The Impact of NAFTA on the Mexican Automotive IndustryThu, 09/24/2015 - 13:35
Taking the stage next was Cate Luzio, Executive Vice President and Head of Global International Subsidiary Banking Client Coverage, HSBC Bank USA, N.A. who endearingly began her presentation with an anecdote about her second day working with HSBC, during which her boss stated her primary focus was to promote the NAFTA region. Despite initially being unconvinced of its importance, Luzio says that she was proven wrong, having witnessed the phenomenal amount of exports leaving Mexico, especially to the US market. Of every five cars exported per minute, four are sent to the NAFTA region. Luzio expands on the importance of open borders and trade agreements, because in order to assemble a single car, auto parts must cross the border eight times. This has contributed to foreign direct investment into Mexico growing to US$60 billion to date.
It takes five days to move auto parts from Mexico to New York, whereas transport from China takes 32 days, such that delays in the supply chain can be greatly reduced if providers are based in Mexico. Furthermore, by relocating to this part of the NAFTA region, suppliers could reduce manufacturing costs by 5-25%. To help US and Canadian clients take advantage of this competitive advantage, HSBC has the largest foreign bank presence across Mexico and helps clients with more than just their banking needs, but providing creative solutions to help companies expand their business.

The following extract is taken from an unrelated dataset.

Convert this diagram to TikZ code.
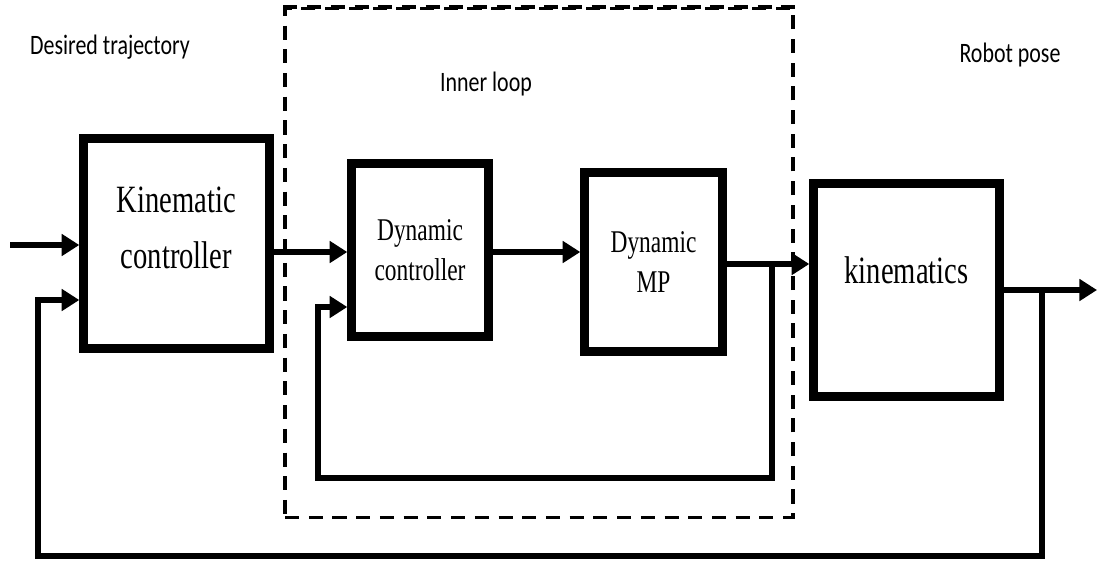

Over the last few years the local industry has regained status, according to BCG and to HSBC, as the high quality, low cost manufacturing location, because as wages rise in other emerging economies they remain stable in Mexico. Luzio closed her speech explaining that HSBC expects the exchange rate of the Mexican Peso to the US Dollar to remain fairly stable, and continue to help clients to understand currency issues and encourage investment.